BGC founder Len Buckeridge has also taken a direct approach. While he has had outside management in key roles in the past, BGC’s two key businesses are now split between his son, Sam, and his stepson Julian Ambrose.

Sam Buckeridge runs the manufacturing side of the business while Mr Ambrose heads up residential housing.

The unknown for BGC is how these two would work together after the business’s founder steps away, most likely due to ill health. There is also the question of the company’s strategy in the absence of Len Buckeridge.

BGC has long been known for its act-first-ask-questions-later approach to business, which has increasingly been fraught with controversy and legal action. 

As BGC has become bigger, its projects are also becoming bigger and harder to develop without major bureaucratic involvement.

Is this strategy sustainable without the founder? If not, can BGC maintain the same aggressive industry dominance via vertical integration that has been its hallmark?

For Australia’s richest woman, Gina Rinehart, the question of direct transition appears to have been made more clear due to an unpleasant legal fracas within her own family.

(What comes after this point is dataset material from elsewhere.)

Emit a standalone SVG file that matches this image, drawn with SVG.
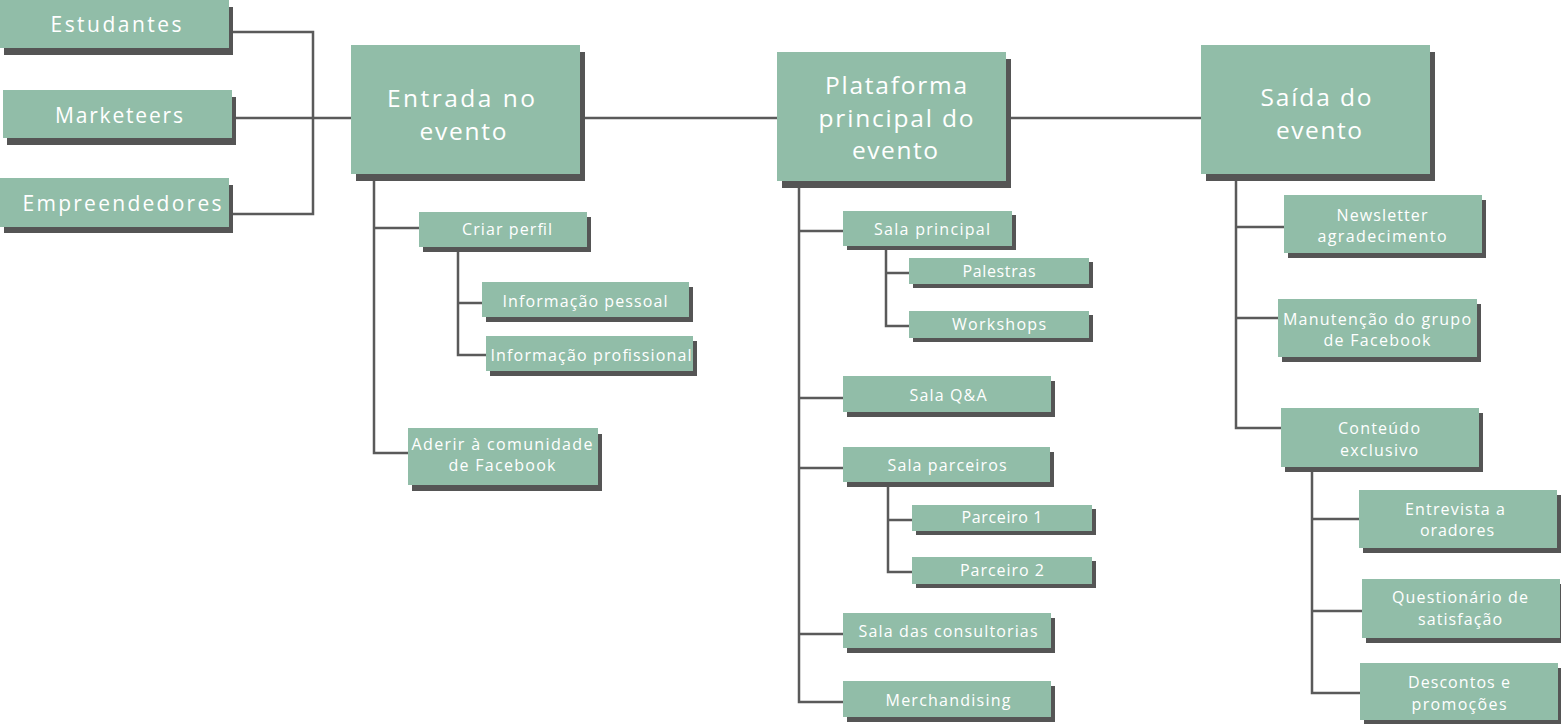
<svg xmlns="http://www.w3.org/2000/svg" width="1561" height="724" viewBox="0 0 1561 724">
<style>
.b{fill:#91bda8}
.s{fill:#555555}
.c{fill:none;stroke:#5a5a5a;stroke-width:2.5}
text{fill:#ffffff;font-family:"Open Sans","Liberation Sans",sans-serif;text-anchor:middle}
.L{font-size:21px}
.B{font-size:24.5px}
.S{font-size:16px}
</style>
<rect width="1561" height="724" fill="#ffffff"/>
<g id="connectors">
<path class="c" d="M229,32 H313 V214 H229"/>
<path class="c" d="M232,118 H351"/>
<path class="c" d="M580,118 H777"/>
<path class="c" d="M1006,118 H1201"/>
<path class="c" d="M374,181 V453 H408 M374,228 H419"/>
<path class="c" d="M458,251 V355 H486 M458,303 H482"/>
<path class="c" d="M799,188 V702 H843 M799,231 H843 M799,398 H843 M799,468 H843 M799,634 H843"/>
<path class="c" d="M886,249 V326 H909 M886,273 H909"/>
<path class="c" d="M888,487 V572 H912 M888,520 H912"/>
<path class="c" d="M1236,181 V428 H1281 M1236,227 H1284 M1236,318 H1278"/>
<path class="c" d="M1312,472 V693 H1360 M1312,519 H1359 M1312,611 H1362"/>
</g>
<g id="estudantes"><rect class="s" x="4" y="7" width="229" height="48"/><rect class="b" x="0" y="0" width="229" height="48"/><text class="L" x="116" y="32" textLength="131" lengthAdjust="spacing">Estudantes</text></g>
<g id="marketeers"><rect class="s" x="7" y="97" width="229" height="48"/><rect class="b" x="3" y="90" width="229" height="48"/><text class="L" x="119" y="123" textLength="128" lengthAdjust="spacing">Marketeers</text></g>
<g id="empreendedores"><rect class="s" x="4" y="185" width="229" height="48"/><rect class="b" x="0" y="178" width="229" height="49"/><text class="L" x="122" y="211" textLength="199" lengthAdjust="spacing">Empreendedores</text></g>
<g id="entrada"><rect class="s" x="356" y="52" width="229" height="129"/><rect class="b" x="351" y="45" width="229" height="129"/><text class="B" x="461" y="107" textLength="148" lengthAdjust="spacing">Entrada no</text><text class="B" x="463" y="140" textLength="87" lengthAdjust="spacing">evento</text></g>
<g id="plataforma"><rect class="s" x="782" y="59" width="229" height="129"/><rect class="b" x="777" y="52" width="229" height="129"/><text class="B" x="896" y="94" textLength="142" lengthAdjust="spacing">Plataforma</text><text class="B" x="896" y="127" textLength="155" lengthAdjust="spacing">principal do</text><text class="B" x="895" y="159" textLength="86" lengthAdjust="spacing">evento</text></g>
<g id="saida"><rect class="s" x="1206" y="52" width="229" height="129"/><rect class="b" x="1201" y="45" width="229" height="129"/><text class="B" x="1316" y="106" textLength="111" lengthAdjust="spacing">Saída do</text><text class="B" x="1319" y="139" textLength="86" lengthAdjust="spacing">evento</text></g>
<g id="criar-perfil"><rect class="s" x="423" y="217" width="168" height="35"/><rect class="b" x="419" y="212" width="168" height="35"/><text class="S" x="507" y="235" textLength="90" lengthAdjust="spacing">Criar perfil</text></g>
<g id="info-pessoal"><rect class="s" x="486" y="287" width="207" height="35"/><rect class="b" x="482" y="282" width="207" height="35"/><text class="S" x="585" y="307" textLength="165" lengthAdjust="spacing">Informação pessoal</text></g>
<g id="info-profissional"><rect class="s" x="490" y="341" width="207" height="35"/><rect class="b" x="486" y="336" width="207" height="35"/><text class="S" x="591" y="361" textLength="201" lengthAdjust="spacing">Informação profissional</text></g>
<g id="aderir"><rect class="s" x="412" y="434" width="190" height="57"/><rect class="b" x="408" y="428" width="190" height="57"/><text class="S" x="502" y="450" textLength="181" lengthAdjust="spacing">Aderir à comunidade</text><text class="S" x="502" y="471" textLength="107" lengthAdjust="spacing">de Facebook</text></g>
<g id="sala-principal"><rect class="s" x="847" y="215" width="169" height="35"/><rect class="b" x="843" y="211" width="169" height="35"/><text class="S" x="932" y="235" textLength="116" lengthAdjust="spacing">Sala principal</text></g>
<g id="palestras"><rect class="s" x="913" y="262" width="180" height="26"/><rect class="b" x="909" y="258" width="180" height="26"/><text class="S" x="999" y="277" textLength="73" lengthAdjust="spacing">Palestras</text></g>
<g id="workshops"><rect class="s" x="913" y="315" width="180" height="27"/><rect class="b" x="909" y="311" width="180" height="27"/><text class="S" x="999" y="330" textLength="94" lengthAdjust="spacing">Workshops</text></g>
<g id="sala-qa"><rect class="s" x="847" y="381" width="208" height="36"/><rect class="b" x="843" y="376" width="208" height="36"/><text class="S" x="948" y="401" textLength="77" lengthAdjust="spacing">Sala Q&amp;A</text></g>
<g id="sala-parceiros"><rect class="s" x="847" y="452" width="207" height="35"/><rect class="b" x="843" y="447" width="207" height="35"/><text class="S" x="947" y="471" textLength="119" lengthAdjust="spacing">Sala parceiros</text></g>
<g id="parceiro-1"><rect class="s" x="916" y="509" width="180" height="26"/><rect class="b" x="912" y="505" width="180" height="26"/><text class="S" x="1002" y="523" textLength="81" lengthAdjust="spacing">Parceiro 1</text></g>
<g id="parceiro-2"><rect class="s" x="916" y="561" width="180" height="27"/><rect class="b" x="912" y="557" width="180" height="27"/><text class="S" x="1002" y="576" textLength="84" lengthAdjust="spacing">Parceiro 2</text></g>
<g id="sala-consultorias"><rect class="s" x="847" y="618" width="208" height="35"/><rect class="b" x="843" y="613" width="208" height="35"/><text class="S" x="948" y="637" textLength="179" lengthAdjust="spacing">Sala das consultorias</text></g>
<g id="merchandising"><rect class="s" x="847" y="686" width="208" height="36"/><rect class="b" x="843" y="681" width="208" height="36"/><text class="S" x="948" y="706" textLength="125" lengthAdjust="spacing">Merchandising</text></g>
<g id="newsletter"><rect class="s" x="1288" y="200" width="198" height="58"/><rect class="b" x="1284" y="195" width="198" height="58"/><text class="S" x="1382" y="221" textLength="91" lengthAdjust="spacing">Newsletter</text><text class="S" x="1382" y="242" textLength="129" lengthAdjust="spacing">agradecimento</text></g>
<g id="manutencao"><rect class="s" x="1282" y="304" width="199" height="58"/><rect class="b" x="1278" y="299" width="199" height="58"/><text class="S" x="1377" y="325" textLength="188" lengthAdjust="spacing">Manutenção do grupo</text><text class="S" x="1377" y="346" textLength="107" lengthAdjust="spacing">de Facebook</text></g>
<g id="conteudo"><rect class="s" x="1285" y="413" width="198" height="59"/><rect class="b" x="1281" y="408" width="198" height="59"/><text class="S" x="1379" y="434" textLength="82" lengthAdjust="spacing">Conteúdo</text><text class="S" x="1379" y="456" textLength="78" lengthAdjust="spacing">exclusivo</text></g>
<g id="entrevista"><rect class="s" x="1363" y="495" width="198" height="58"/><rect class="b" x="1359" y="490" width="198" height="58"/><text class="S" x="1455" y="515" textLength="100" lengthAdjust="spacing">Entrevista a</text><text class="S" x="1457" y="536" textLength="74" lengthAdjust="spacing">oradores</text></g>
<g id="questionario"><rect class="s" x="1366" y="584" width="198" height="59"/><rect class="b" x="1362" y="579" width="198" height="59"/><text class="S" x="1460" y="603" textLength="136" lengthAdjust="spacing">Questionário de</text><text class="S" x="1460" y="625" textLength="84" lengthAdjust="spacing">satisfação</text></g>
<g id="descontos"><rect class="s" x="1364" y="668" width="198" height="57"/><rect class="b" x="1360" y="663" width="198" height="57"/><text class="S" x="1459" y="688" textLength="102" lengthAdjust="spacing">Descontos e</text><text class="S" x="1459" y="710" textLength="95" lengthAdjust="spacing">promoções</text></g>
</svg>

Three of her four children – Hope Rinehart Welker, John Langley Hancock and Bianca Hope Rinehart – have started proceedings against the iron ore baroness trying to oust her as trustee of the multi-billion-dollar family trust, set up by Lang Hancock before he died, of which they are beneficiaries.

John Hancock, Mrs Rinehart’s son from her first marriage (who changed his name by deed poll), and Bianca Rinehart have both previously been touted as future successors to the business.

Mrs Rinehart’s youngest daughter, Ginia Rinehart, has joined with her mother in the dispute.